An article of the treaty provides that remuneration paid by Australia to any individual in respect of services rendered in the discharge of governmental functions shall be taxable only in Australia. However, such remuneration will be taxable only in country X if the services are rendered in country X and the individual is a resident and citizen of country X, or did not become a resident of country X solely for the purpose of performing the services.

The employment income you receive in relation to your deployment to country X is taxable only in Australia under this article of the treaty as you are an Australian resident and the income is paid by Australia in respect of services rendered in the discharge of governmental functions.

As the employment income you receive while posted to country X is exempt from tax in country X because of the operation of a tax treaty, paragraph 23AG(2)(b) of the ITAA 1936 would normally apply and the income would therefore not be exempt from tax under subsection 23AG(1) of the ITAA 1936.

However, the income you earn while on posting is exempt from taxation in country X because of the terms of an agreement on development co-operation entered into between Australia and country X.
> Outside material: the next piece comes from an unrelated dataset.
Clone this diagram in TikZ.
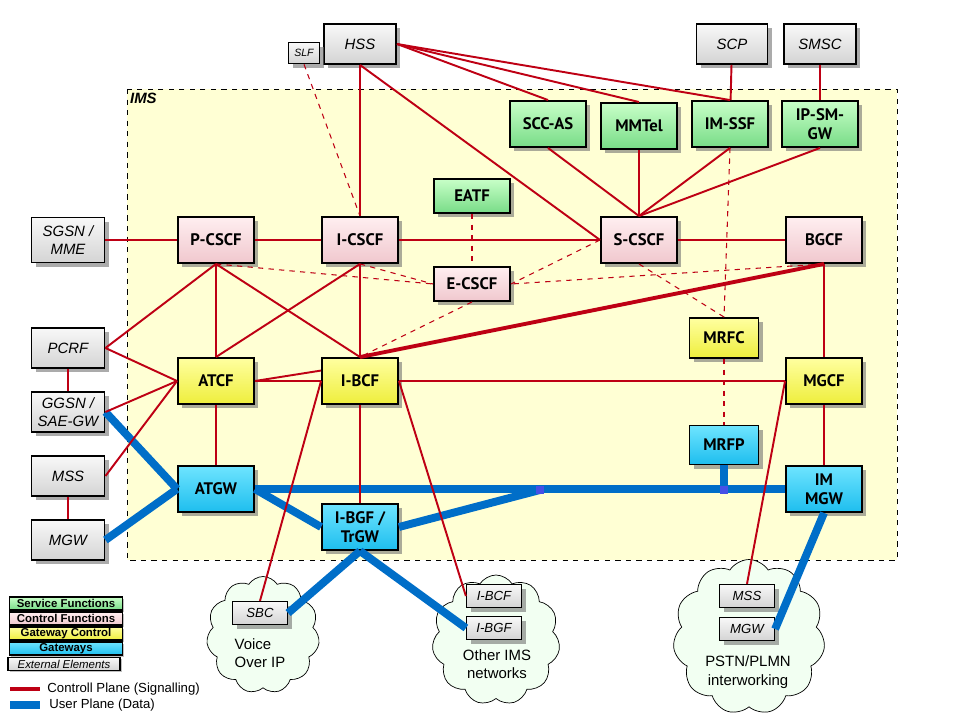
\documentclass[tikz,border=0pt]{standalone}
\usepackage{fontspec}
\setmainfont{Liberation Sans}
\newfontfamily\boxfont{PT Sans}
\usetikzlibrary{shadows,shapes.symbols}

\definecolor{sigred}{RGB}{190,0,20}
\definecolor{usrblue}{RGB}{0,110,200}
\definecolor{imsbg}{RGB}{255,255,212}
\definecolor{cloudfill}{RGB}{242,255,242}
\definecolor{svctop}{RGB}{200,255,200}
\definecolor{svcbot}{RGB}{120,220,135}
\definecolor{ctltop}{RGB}{255,238,240}
\definecolor{ctlbot}{RGB}{240,200,206}
\definecolor{gwctop}{RGB}{255,255,160}
\definecolor{gwcbot}{RGB}{238,238,60}
\definecolor{gwtop}{RGB}{110,228,255}
\definecolor{gwbot}{RGB}{30,190,238}
\definecolor{exttop}{RGB}{248,248,248}
\definecolor{extbot}{RGB}{212,212,212}
\definecolor{jointblue}{RGB}{70,80,230}

\begin{document}
\begin{tikzpicture}[x=0.02cm,y=-0.02cm,
  box/.style={draw,line width=1.1pt,minimum width=1.52cm,minimum height=0.92cm,align=center,inner sep=1pt,
    drop shadow={shadow xshift=2.4pt,shadow yshift=-2.4pt,fill=black!55,opacity=0.6}},
  ims/.style={box,font=\boxfont\bfseries\fontsize{9.5}{11}\selectfont},
  svc/.style={ims,top color=svctop,bottom color=svcbot},
  ctl/.style={ims,top color=ctltop,bottom color=ctlbot},
  gwc/.style={ims,top color=gwctop,bottom color=gwcbot},
  gw/.style={ims,top color=gwtop,bottom color=gwbot},
  ext/.style={box,font=\itshape\fontsize{8.5}{10.5}\selectfont,top color=exttop,bottom color=extbot},
  small/.style={ext,line width=0.7pt,minimum width=1.1cm,minimum height=0.46cm,font=\itshape\fontsize{7.5}{9}\selectfont},
  cloudbox/.style={cloud,cloud puffs=11,cloud puff arc=115,aspect=1,draw,thin,fill=cloudfill,inner sep=0pt},
  cloudtxt/.style={font=\fontsize{8.5}{10.5}\selectfont},
  lgd/.style={draw,line width=0.8pt,minimum width=2.26cm,minimum height=0.26cm,inner sep=0pt,
    font=\bfseries\fontsize{6.5}{7}\selectfont,drop shadow={shadow xshift=1pt,shadow yshift=-1pt,fill=black!50,opacity=0.5}},
  sig/.style={sigred,line width=1.1pt},
  sigd/.style={sigred,line width=0.6pt,dashed},
  usr/.style={usrblue,line width=4.5pt}]
\useasboundingbox (0,0) rectangle (959,719);

\draw[dashed,fill=imsbg] (127,89) rectangle (897,560);
\node[anchor=north west,inner sep=1pt,font=\itshape\bfseries\fontsize{8.5}{10}\selectfont] (imslbl) at (128,91) {IMS};

\node[cloudbox,minimum width=2.26cm,minimum height=2.34cm] (voip) at (263,635) {};
\node[cloudbox,minimum width=2.56cm,minimum height=2.6cm] (oims) at (496,640) {};
\node[cloudbox,minimum width=3.04cm,minimum height=3.1cm] (pstn) at (749,637) {};
\node[cloudtxt,align=left] (voiptxt) at (260,653) {Voice\\Over IP};
\node[cloudtxt,align=center] (oimstxt) at (497,664) {Other IMS\\networks};
\node[cloudtxt,align=center] (pstntxt) at (748,672) {PSTN/PLMN\\interworking};

\node[ext,minimum width=1.44cm,minimum height=0.8cm] (hss) at (360,44) {HSS};
\node[ext,line width=0.9pt,minimum width=0.62cm,minimum height=0.42cm,font=\itshape\fontsize{6}{7}\selectfont] (slf) at (304,53) {SLF};
\node[ext,minimum width=1.42cm,minimum height=0.8cm] (scp) at (732,44) {SCP};
\node[ext,minimum width=1.44cm,minimum height=0.8cm] (smsc) at (820,44) {SMSC};

\node[svc] (sccas) at (548,124) {SCC-AS};
\node[svc] (mmtel) at (639,126) {MMTel};
\node[svc] (imssf) at (730,124) {IM-SSF};
\node[svc] (ipsmgw) at (820,124) {IP-SM-\\GW};
\node[svc,minimum height=0.68cm] (eatf) at (472,196) {EATF};

\node[ext,minimum width=1.46cm,minimum height=0.9cm] (sgsn) at (68,240) {SGSN /\\MME};
\node[ctl] (pcscf) at (216,240) {P-CSCF};
\node[ctl] (icscf) at (360,240) {I-CSCF};
\node[ctl] (scscf) at (639,240) {S-CSCF};
\node[ctl] (bgcf) at (824,240) {BGCF};
\node[ctl,minimum height=0.68cm] (ecscf) at (472,284) {E-CSCF};

\node[ext,minimum width=1.46cm,minimum height=0.8cm] (pcrf) at (68,348) {PCRF};
\node[gwc,minimum width=1.38cm,minimum height=0.8cm] (mrfc) at (724,338) {MRFC};
\node[gwc] (atcf) at (216,381) {ATCF};
\node[gwc] (ibcf) at (360,381) {I-BCF};
\node[gwc] (mgcf) at (824,381) {MGCF};
\node[ext,minimum width=1.46cm,minimum height=0.8cm] (ggsn) at (68,412) {GGSN /\\SAE-GW};
\node[gw,minimum width=1.38cm,minimum height=0.78cm] (mrfp) at (724,445) {MRFP};
\node[ext,minimum width=1.46cm,minimum height=0.8cm] (mss) at (68,476) {MSS};
\node[gw] (atgw) at (216,489) {ATGW};
\node[gw] (immgw) at (824,489) {IM\\MGW};
\node[gw] (ibgf) at (360,527) {I-BGF /\\TrGW};
\node[ext,minimum width=1.46cm,minimum height=0.8cm] (mgw) at (68,540) {MGW};

\node[small] (sbc) at (260,613) {SBC};
\node[small] (oibcf) at (494,596) {I-BCF};
\node[small] (oibgf) at (494,628) {I-BGF};
\node[small] (pmss) at (747,596) {MSS};
\node[small] (pmgw) at (747,629) {MGW};

\coordinate (j1) at (540,490);
\coordinate (j2) at (724,490);

\draw[usr] (ggsn.east) -- (atgw.west);
\draw[usr] (mgw.east) -- (atgw.west);
\draw[usr] (atgw.east) -- (ibgf.west);
\draw[usr] (atgw.east) -- (immgw.west);
\draw[usr] (ibgf.east) -- (j1);
\draw[usr] (mrfp.south) -- (j2);
\draw[usr] (ibgf.south) -- (sbc.east);
\draw[usr] (ibgf.south) -- (oibgf.west);
\draw[usr] (immgw.south) -- (pmgw.east);
\foreach \j in {j1,j2}
  \fill[jointblue] ([shift={(-4,-4)}]\j) rectangle ([shift={(4,4)}]\j);

\foreach \a in {sccas,mmtel,imssf}
  \draw[sig] (hss.east) -- (\a.north);
\draw[sig] (hss) -- (icscf);
\draw[sig] (hss.south) -- (scscf.west);
\draw[sig] (scp) -- (imssf);
\draw[sig] (smsc) -- (ipsmgw);
\foreach \a in {sccas,mmtel,imssf,ipsmgw}
  \draw[sig] (\a.south) -- (scscf.north);
\draw[sig] (sgsn) -- (pcscf) -- (icscf) -- (scscf) -- (bgcf);
\draw[sig] (pcscf.south) -- (pcrf.east);
\draw[sig] (pcscf) -- (atcf);
\draw[sig] (pcscf.south) -- (ibcf.north);
\draw[sig] (icscf.south) -- (atcf.north);
\draw[sig] (icscf) -- (ibcf);
\draw[sig,line width=2.2pt] (bgcf.south) -- (ibcf.north);
\draw[sig] (bgcf) -- (mgcf);
\draw[sig] (pcrf) -- (ggsn);
\foreach \a in {pcrf,ggsn,mss}
  \draw[sig] (\a.east) -- (atcf.west);
\draw[sig] (mss) -- (mgw);
\draw[sig] (atcf.east) -- (ibcf.west);
\draw[sig] (atcf.east) -- (ibcf.165);
\draw[sig] (atcf) -- (atgw);
\draw[sig] (ibcf) -- (ibgf);
\draw[sig] (ibcf) -- (mgcf);
\draw[sig] (ibcf.east) -- (oibcf.west);
\draw[sig] (ibcf.west) -- (sbc.north);
\draw[sig] (mgcf.west) -- (pmss.north);
\draw[sig] (mgcf) -- (immgw);

\draw[sigd] (slf.south) -- (icscf.north);
\draw[sigd] (eatf) -- (ecscf);
\foreach \a in {pcscf,icscf}
  \draw[sigd] (\a.south) -- (ecscf.west);
\draw[sigd] (scscf.west) -- (ecscf.east);
\draw[sigd] (bgcf.south) -- (ecscf.east);
\draw[sigd] (ecscf.south) -- (ibcf.north);
\draw[sigd] (scscf.south) -- (mrfc.north);
\draw[sigd] (imssf.south) -- (mrfc.north);
\draw[sigd] (mrfc) -- (mrfp);

\node[lgd,top color=svctop,bottom color=svcbot] (lsvc) at (66,603.5) {Service Functions};
\node[lgd,top color=ctltop,bottom color=ctlbot] (lctl) at (66,618.5) {Control Functions};
\node[lgd,top color=gwctop,bottom color=gwcbot] (lgwc) at (66,633.5) {Gateway Control};
\node[lgd,top color=gwtop,bottom color=gwbot] (lgw) at (66,648.5) {Gateways};
\node[lgd,minimum width=2.24cm,font=\itshape\fontsize{6.5}{7}\selectfont,top color=exttop,bottom color=extbot] (lext) at (64,664) {External Elements};
\draw[sig,line width=1.8pt] (10,689) -- (40,689) node[right,text=black,font=\fontsize{7.5}{9}\selectfont] (lsig) {Controll Plane (Signalling)};
\draw[usrblue,line width=4pt] (10,705) -- (40,705) node[right,text=black,font=\fontsize{7.5}{9}\selectfont] (lusr) {User Plane (Data)};
\end{tikzpicture}
\end{document}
The exemption provided by the agreement does not fall under any of the other exemption categories under subsection 23AG(2) of the ITAA 1936.

In your case, you are engaged in employment overseas for a continuous period of not less than 91 days and none of the reasons listed in subsection 23AG(2) of the ITAA 1936 apply to your situation.

As a result, your salary and overseas allowances are exempt from income tax in Australia under subsection 23AG(1) of the ITAA 1936.

Note

Foreign earnings exempt under section 23AG of the ITAA 1936 are taken into account in calculating the tax payable on other income derived by a taxpayer. This method of calculation referred to as exemption with progression prevents the exempt income from reducing the Australian tax payable on the other income. This income needs to be included as exempt foreign employment income in your Australian tax return.